• Brief
Copy out the lines of the records below, and only those lines, from the one with "Write the Plotly code for this chart." through the one with "return (H - B - p) / ph", exactly as they appear.
━━ Task input ━━
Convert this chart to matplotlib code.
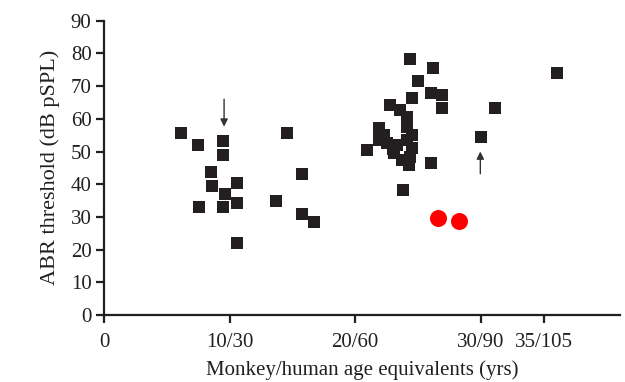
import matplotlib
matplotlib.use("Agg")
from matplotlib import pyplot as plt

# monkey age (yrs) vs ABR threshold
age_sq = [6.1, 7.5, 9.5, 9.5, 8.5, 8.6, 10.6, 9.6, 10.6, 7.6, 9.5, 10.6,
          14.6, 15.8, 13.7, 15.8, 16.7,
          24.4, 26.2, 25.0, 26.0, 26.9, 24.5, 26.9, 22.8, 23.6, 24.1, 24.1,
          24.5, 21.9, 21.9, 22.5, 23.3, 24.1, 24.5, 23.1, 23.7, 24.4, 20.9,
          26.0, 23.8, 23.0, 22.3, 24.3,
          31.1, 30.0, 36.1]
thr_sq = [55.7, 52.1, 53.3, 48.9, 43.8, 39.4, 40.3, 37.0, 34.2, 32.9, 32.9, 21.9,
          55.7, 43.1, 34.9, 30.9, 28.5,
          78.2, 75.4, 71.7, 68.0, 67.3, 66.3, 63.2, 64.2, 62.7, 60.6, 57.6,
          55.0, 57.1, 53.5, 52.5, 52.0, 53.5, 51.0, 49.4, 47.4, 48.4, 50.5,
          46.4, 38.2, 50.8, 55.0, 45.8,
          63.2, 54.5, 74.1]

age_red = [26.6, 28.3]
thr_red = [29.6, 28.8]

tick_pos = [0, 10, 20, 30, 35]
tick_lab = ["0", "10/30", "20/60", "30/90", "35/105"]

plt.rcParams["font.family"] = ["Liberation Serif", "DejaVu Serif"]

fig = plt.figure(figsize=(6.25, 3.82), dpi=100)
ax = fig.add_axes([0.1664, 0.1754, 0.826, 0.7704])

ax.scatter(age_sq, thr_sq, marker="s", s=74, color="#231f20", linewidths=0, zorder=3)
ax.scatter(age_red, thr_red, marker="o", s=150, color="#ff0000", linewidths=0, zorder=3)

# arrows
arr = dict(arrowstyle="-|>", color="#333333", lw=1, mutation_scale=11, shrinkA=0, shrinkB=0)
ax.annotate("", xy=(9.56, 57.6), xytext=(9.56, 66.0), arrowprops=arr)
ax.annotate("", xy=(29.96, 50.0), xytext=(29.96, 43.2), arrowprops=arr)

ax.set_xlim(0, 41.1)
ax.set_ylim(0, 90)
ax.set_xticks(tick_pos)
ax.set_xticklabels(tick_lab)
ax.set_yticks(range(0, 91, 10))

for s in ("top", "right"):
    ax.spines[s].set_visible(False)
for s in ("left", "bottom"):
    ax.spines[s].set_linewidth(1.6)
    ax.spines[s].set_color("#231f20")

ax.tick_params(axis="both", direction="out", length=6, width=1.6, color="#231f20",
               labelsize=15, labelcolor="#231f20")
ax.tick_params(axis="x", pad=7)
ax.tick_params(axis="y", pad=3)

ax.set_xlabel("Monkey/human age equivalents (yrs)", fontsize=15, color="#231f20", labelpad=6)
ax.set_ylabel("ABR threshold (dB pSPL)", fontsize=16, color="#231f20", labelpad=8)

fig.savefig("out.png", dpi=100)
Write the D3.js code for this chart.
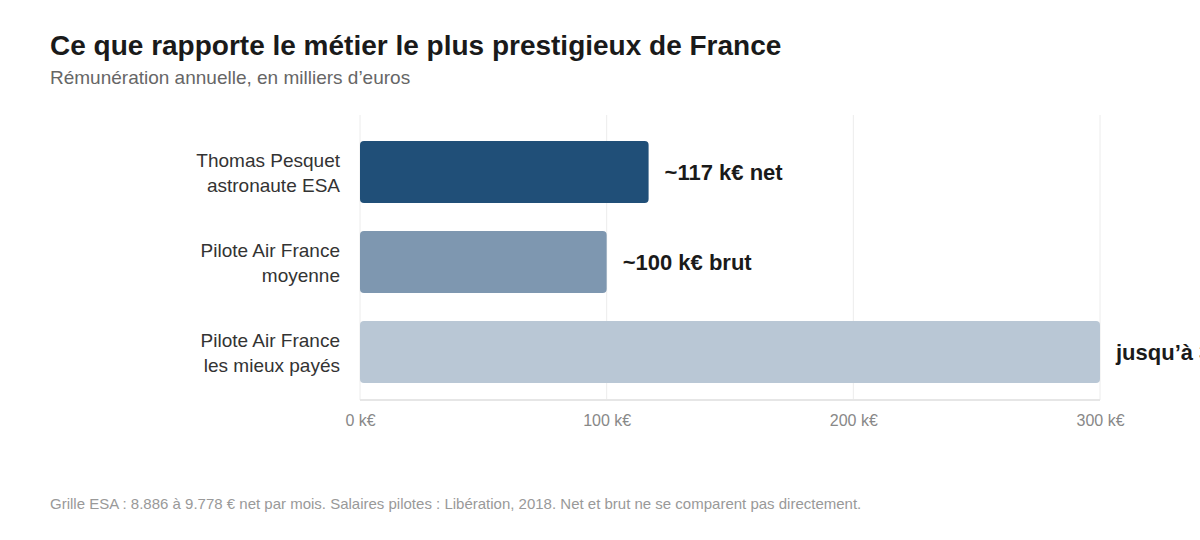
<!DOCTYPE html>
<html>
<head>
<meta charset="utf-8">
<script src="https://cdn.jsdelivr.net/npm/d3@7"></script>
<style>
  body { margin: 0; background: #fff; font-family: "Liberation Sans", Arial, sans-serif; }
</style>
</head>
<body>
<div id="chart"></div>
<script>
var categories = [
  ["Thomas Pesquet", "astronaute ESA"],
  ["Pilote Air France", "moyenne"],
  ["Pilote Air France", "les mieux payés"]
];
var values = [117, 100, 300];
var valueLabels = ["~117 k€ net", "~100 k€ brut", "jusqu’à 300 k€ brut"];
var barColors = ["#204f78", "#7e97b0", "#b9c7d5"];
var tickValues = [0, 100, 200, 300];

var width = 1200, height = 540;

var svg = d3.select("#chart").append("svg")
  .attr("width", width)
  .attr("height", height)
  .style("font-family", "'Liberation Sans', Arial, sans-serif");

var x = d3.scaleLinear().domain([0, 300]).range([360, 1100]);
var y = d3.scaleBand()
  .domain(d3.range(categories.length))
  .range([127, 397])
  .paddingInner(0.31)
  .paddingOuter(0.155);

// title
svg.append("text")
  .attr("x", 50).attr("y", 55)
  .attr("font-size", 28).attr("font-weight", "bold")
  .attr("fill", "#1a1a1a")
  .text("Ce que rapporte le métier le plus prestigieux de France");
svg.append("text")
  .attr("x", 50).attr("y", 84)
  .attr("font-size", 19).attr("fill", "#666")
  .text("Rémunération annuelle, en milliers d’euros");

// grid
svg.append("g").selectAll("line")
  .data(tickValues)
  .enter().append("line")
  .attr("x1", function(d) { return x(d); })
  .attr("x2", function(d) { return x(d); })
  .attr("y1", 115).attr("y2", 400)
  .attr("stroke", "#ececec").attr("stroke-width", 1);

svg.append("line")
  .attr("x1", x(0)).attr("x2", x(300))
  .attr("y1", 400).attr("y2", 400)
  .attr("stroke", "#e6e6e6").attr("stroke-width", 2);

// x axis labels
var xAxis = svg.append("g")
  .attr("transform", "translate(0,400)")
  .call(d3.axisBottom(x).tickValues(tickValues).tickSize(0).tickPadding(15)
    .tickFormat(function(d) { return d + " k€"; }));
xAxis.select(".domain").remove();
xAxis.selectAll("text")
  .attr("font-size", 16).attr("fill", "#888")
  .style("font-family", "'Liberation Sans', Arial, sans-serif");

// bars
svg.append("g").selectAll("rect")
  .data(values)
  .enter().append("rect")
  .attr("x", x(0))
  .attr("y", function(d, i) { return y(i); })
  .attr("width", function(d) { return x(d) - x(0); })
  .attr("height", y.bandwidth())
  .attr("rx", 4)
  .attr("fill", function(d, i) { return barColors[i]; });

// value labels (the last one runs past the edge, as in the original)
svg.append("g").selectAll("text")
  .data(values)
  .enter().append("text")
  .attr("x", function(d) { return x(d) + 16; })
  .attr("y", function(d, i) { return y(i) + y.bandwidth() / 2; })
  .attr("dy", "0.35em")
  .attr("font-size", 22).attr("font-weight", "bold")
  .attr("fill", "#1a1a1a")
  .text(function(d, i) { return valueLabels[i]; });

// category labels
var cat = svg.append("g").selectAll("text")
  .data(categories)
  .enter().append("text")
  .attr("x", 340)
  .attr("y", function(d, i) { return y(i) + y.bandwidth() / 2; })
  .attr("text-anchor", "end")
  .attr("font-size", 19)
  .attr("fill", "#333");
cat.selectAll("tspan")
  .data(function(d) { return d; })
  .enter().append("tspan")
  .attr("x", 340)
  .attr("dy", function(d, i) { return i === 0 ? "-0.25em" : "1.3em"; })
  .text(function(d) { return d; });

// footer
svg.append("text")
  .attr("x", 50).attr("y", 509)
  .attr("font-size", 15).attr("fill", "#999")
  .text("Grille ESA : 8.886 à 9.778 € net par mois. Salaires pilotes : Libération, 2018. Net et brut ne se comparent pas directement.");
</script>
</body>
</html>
━━━
━━ Task input ━━
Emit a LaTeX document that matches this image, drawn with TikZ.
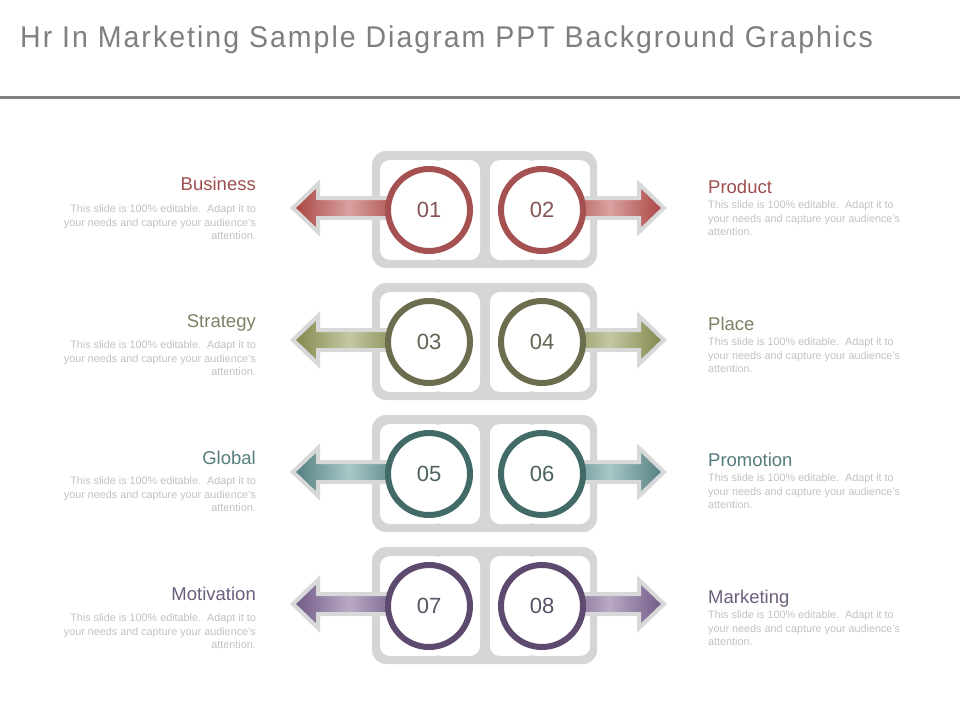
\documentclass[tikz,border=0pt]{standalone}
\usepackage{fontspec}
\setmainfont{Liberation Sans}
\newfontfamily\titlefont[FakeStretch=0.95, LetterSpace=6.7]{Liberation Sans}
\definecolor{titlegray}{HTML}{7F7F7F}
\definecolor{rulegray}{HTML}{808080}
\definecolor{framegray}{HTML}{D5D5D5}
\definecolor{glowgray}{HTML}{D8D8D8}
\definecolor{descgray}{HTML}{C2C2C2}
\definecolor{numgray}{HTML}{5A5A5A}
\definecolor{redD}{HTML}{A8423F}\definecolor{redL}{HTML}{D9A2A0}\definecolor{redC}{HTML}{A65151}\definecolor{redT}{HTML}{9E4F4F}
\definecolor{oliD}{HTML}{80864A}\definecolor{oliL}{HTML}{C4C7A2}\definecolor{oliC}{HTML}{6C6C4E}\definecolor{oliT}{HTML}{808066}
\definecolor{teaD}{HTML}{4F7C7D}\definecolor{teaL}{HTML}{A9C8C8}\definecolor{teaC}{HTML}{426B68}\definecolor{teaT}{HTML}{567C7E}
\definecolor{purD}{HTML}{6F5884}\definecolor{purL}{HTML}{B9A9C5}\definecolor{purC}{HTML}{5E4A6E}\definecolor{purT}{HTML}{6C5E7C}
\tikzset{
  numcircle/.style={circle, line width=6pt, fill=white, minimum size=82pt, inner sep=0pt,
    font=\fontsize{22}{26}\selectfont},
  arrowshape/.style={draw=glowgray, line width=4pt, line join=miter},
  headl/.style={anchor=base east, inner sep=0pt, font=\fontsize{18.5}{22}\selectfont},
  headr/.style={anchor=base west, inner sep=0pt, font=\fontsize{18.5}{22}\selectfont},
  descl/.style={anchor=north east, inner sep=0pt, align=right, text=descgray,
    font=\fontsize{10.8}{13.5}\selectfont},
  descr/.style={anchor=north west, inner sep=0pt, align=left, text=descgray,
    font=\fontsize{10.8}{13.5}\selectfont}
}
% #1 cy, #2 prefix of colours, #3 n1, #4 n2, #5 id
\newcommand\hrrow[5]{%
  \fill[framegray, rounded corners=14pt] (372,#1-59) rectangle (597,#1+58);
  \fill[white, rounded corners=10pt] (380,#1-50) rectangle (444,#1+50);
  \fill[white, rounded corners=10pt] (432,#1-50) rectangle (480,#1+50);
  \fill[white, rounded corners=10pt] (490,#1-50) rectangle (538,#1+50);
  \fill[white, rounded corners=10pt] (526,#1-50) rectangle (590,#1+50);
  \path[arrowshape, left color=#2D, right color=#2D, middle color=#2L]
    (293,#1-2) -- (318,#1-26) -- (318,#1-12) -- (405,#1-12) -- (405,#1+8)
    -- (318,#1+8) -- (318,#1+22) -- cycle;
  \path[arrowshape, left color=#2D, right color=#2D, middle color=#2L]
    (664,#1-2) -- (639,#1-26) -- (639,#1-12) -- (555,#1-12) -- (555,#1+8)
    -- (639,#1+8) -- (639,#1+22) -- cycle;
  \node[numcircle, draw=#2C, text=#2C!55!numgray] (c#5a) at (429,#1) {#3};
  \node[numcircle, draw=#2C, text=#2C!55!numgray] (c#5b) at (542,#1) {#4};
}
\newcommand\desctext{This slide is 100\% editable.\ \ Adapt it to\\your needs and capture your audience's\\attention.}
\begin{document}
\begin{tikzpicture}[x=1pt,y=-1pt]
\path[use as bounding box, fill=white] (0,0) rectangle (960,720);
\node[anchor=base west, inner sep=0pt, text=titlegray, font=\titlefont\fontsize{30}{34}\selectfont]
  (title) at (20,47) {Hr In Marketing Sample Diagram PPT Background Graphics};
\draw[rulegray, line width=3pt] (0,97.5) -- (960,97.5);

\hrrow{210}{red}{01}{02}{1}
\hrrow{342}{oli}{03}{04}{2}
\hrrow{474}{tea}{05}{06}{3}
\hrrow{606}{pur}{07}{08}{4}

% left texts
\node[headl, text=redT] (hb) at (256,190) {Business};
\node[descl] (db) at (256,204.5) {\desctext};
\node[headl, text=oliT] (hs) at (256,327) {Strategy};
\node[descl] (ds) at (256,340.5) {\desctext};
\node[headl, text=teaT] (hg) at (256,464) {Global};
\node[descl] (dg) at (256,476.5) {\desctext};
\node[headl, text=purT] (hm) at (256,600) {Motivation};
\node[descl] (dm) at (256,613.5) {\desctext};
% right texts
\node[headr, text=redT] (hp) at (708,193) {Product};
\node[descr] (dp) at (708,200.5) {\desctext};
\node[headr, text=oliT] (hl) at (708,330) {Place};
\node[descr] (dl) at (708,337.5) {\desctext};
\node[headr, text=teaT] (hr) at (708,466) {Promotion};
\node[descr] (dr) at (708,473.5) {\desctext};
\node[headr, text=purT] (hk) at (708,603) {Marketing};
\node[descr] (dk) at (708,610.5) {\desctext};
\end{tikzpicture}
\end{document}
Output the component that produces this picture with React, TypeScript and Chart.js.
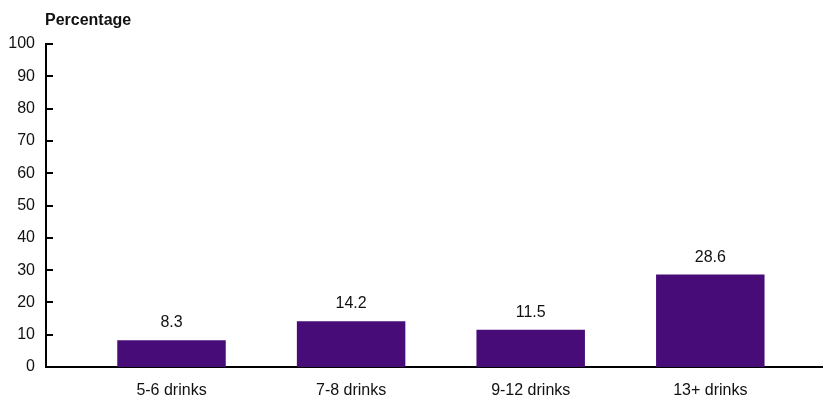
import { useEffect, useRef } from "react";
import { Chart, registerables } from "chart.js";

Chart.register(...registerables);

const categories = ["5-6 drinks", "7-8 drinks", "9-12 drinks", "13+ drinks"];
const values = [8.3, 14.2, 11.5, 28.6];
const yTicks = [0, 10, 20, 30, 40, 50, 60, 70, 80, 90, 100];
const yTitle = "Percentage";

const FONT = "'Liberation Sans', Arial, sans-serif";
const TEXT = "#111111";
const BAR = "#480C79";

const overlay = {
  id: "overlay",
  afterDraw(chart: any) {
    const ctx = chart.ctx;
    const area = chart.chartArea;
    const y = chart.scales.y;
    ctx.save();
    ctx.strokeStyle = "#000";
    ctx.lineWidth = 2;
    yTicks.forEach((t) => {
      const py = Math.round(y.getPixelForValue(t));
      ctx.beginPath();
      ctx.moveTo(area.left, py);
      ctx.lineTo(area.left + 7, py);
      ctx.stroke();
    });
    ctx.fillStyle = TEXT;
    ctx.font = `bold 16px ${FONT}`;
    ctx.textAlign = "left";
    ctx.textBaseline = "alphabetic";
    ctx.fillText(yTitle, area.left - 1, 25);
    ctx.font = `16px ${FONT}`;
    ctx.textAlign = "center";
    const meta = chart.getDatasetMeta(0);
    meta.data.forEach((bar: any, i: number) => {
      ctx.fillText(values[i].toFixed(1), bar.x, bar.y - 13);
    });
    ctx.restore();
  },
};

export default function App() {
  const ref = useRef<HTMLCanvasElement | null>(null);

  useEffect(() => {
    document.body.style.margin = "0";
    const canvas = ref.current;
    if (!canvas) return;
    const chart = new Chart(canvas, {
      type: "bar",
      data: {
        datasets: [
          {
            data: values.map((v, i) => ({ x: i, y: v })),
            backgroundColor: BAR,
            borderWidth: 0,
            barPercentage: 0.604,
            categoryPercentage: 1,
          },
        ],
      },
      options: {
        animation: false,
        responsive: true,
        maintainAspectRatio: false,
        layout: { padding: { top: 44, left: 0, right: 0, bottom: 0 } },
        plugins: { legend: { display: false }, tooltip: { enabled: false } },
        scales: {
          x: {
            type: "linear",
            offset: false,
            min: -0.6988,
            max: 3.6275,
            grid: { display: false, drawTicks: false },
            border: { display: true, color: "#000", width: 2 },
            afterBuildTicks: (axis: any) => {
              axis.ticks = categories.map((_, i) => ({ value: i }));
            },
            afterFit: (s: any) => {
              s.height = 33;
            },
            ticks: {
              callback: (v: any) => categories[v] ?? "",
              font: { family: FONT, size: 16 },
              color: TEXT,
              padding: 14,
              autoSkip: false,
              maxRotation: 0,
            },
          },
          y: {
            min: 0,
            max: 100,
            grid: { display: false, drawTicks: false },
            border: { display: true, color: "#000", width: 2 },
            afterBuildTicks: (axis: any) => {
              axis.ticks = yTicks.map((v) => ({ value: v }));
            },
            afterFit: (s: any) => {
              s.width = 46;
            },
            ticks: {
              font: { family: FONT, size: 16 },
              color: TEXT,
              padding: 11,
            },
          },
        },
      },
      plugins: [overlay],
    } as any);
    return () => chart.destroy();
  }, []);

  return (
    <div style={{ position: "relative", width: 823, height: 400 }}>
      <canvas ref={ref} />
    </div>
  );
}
━━━
━━ Task input ━━
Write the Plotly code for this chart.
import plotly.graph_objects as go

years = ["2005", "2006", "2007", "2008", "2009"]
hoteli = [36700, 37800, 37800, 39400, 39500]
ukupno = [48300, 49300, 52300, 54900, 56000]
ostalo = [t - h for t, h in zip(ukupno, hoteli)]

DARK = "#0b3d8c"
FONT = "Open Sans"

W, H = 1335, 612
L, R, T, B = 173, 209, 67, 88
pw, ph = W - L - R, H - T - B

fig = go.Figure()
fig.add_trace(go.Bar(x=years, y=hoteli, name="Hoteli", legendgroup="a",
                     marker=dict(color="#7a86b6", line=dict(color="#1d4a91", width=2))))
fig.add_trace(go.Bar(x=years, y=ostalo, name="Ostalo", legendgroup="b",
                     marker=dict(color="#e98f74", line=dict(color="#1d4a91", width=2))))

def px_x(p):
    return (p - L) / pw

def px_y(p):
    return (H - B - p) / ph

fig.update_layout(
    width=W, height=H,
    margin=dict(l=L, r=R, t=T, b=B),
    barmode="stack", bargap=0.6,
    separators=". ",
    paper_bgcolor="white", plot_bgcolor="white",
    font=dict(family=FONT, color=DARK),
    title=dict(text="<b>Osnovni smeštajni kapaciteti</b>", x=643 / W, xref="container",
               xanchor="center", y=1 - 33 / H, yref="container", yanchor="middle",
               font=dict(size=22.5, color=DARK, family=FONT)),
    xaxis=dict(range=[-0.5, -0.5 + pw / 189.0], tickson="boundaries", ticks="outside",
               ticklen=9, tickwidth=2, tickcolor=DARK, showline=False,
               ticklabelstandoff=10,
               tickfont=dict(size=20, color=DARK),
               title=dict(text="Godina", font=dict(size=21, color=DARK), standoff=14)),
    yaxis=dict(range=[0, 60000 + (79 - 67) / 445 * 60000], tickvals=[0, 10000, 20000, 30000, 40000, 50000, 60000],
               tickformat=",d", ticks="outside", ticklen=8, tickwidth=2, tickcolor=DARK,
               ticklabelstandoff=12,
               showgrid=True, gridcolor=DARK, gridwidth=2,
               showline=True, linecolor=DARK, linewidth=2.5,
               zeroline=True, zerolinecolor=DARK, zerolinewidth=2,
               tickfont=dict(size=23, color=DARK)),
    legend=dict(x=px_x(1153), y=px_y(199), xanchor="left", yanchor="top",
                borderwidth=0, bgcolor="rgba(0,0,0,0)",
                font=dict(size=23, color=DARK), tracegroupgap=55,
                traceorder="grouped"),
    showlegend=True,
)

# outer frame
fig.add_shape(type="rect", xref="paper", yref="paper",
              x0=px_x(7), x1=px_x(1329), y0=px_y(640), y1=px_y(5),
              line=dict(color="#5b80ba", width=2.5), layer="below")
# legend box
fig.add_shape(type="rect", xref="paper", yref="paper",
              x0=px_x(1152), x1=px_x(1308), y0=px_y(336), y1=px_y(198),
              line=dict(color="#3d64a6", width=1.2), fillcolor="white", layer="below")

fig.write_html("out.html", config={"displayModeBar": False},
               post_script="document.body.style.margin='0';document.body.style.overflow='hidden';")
━━━
• Complete response
Write the Plotly code for this chart.
import plotly.graph_objects as go

years = ["2005", "2006", "2007", "2008", "2009"]
hoteli = [36700, 37800, 37800, 39400, 39500]
ukupno = [48300, 49300, 52300, 54900, 56000]
ostalo = [t - h for t, h in zip(ukupno, hoteli)]

DARK = "#0b3d8c"
FONT = "Open Sans"

W, H = 1335, 612
L, R, T, B = 173, 209, 67, 88
pw, ph = W - L - R, H - T - B

fig = go.Figure()
fig.add_trace(go.Bar(x=years, y=hoteli, name="Hoteli", legendgroup="a",
                     marker=dict(color="#7a86b6", line=dict(color="#1d4a91", width=2))))
fig.add_trace(go.Bar(x=years, y=ostalo, name="Ostalo", legendgroup="b",
                     marker=dict(color="#e98f74", line=dict(color="#1d4a91", width=2))))

def px_x(p):
    return (p - L) / pw

def px_y(p):
    return (H - B - p) / ph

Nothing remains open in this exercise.